First, Chromebooks are inexpensive. They aren’t “cheap” as many tech bloggers have been quick to claim. My machine, an Acer A7, set me back just under 200 dollars. It has an 11.6 inch screen (small, yes), an Intel processor with Haswell architecture (more on this later), and a 16 gigabyte internal hard drive (tiny right?). How can I get anything done on this thing? It’s actually easier than you might think.

Google launched this project because they know a thing or two about the internet, and, more specifically, how people use the internet. Their analysis of Chrome browser users indicated that people were spending a whopping 90% of their time on a computer in the browser. Suddenly, a machine built around a web browser makes much more sense.

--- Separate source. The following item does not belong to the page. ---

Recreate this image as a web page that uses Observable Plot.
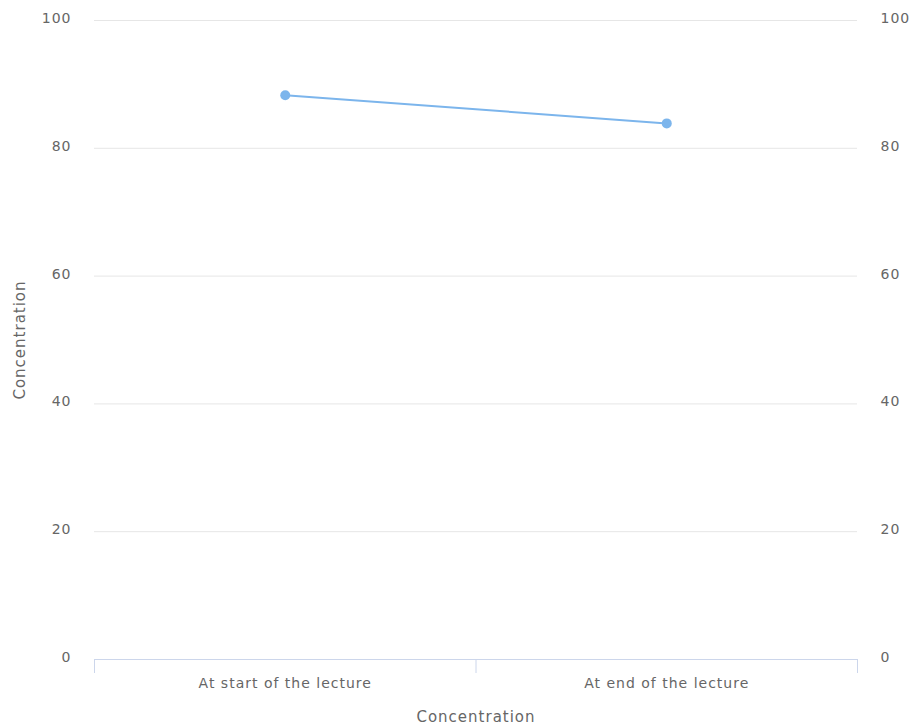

Let’s go back to my Chromebook, which seems to have very limited specifications. First, the size. It’s small. Is it a problem? Not really. I have very large hands, but I’m still able to type normally. The small size also means light weight, clocking in at about 2 pounds. This machine is perfect to travel with (no more super heavy bag). The Intel processor is slow, but that’s not important. Most desktop processors, and even many laptop processors, are overkill for what most people actually need a computer to do. The processor in my machine can easily run high def video and keep up with quite a few open browser tabs. Oh, and the small internal storage? Google will automatically give you a huge amount of cloud storage for free for a couple of years (don’t worry, that storage doesn’t cost much after your trial expires, and you are essentially paying for cloud backup, which everyone should have). You’re also getting a solid state hard drive. That means instant wake from sleep and about 20 seconds to boot.

Should you consider getting a Chromebook as your next laptop? Absolutely! Unfortunately, a lot of people in the tech industry have taken to bashing these machines and comparing them to netbooks. Dan Ackerman recently reviewed a new Chromebook manufactured by Toshiba. He’s making a lot of the same complaints I see in other Chromebook reviews. Yes, you have to be connected to the Internet, but so what? I’m not sure who they are speaking to with comments like these. I work at a University and have a home Internet connection. I don’t work in the middle of a field. Yes, it’s made of plastic. So is every other laptop under 1000 dollars. Yes, it has limited on-board storage, but that’s kind of a moot point in the streaming age.

What can Chromebooks do for you? Just about whatever you need in a laptop. Google has a suite of services that can easily take the place of word, powerpoint, and excel (plus all of your work is safe in the cloud and can be accessed from any web browser on any computer!) It runs Netflix, Hulu, Spotify, Pandora….In short, I’m not seeing any limitations with my machine, just convenience.

Why do I care so much about Chromebooks? As an educator, I often see students that don’t have easy access to technology, and, I’m sorry- college students NEED a laptop. A 200 dollar Chromebook is a lot easier to afford than an overloaded, overpriced machine that Best Buy normally tries to sell to the parents of college students.  They can succeed with a Chromebook in front of them. I’ve seen it happen. Oh, and if something happens to it, don’t worry. All of your work is safe, and once you can afford a new one, all that it takes is a Google sign in to restore your machine.

I purchased my Chromebook with Chet’s help and couldn’t be happier with it–all of my work is seamlessly saved through my Google account which allows me to pick up where I left off right from my work computer with no hassle, I’ve yet to find anything I CAN’T do on it, and it didn’t break the bank. Perfect lil bloggin’ machine, in my opinion. What do you think? Do you have a Chromebook? Would you buy one?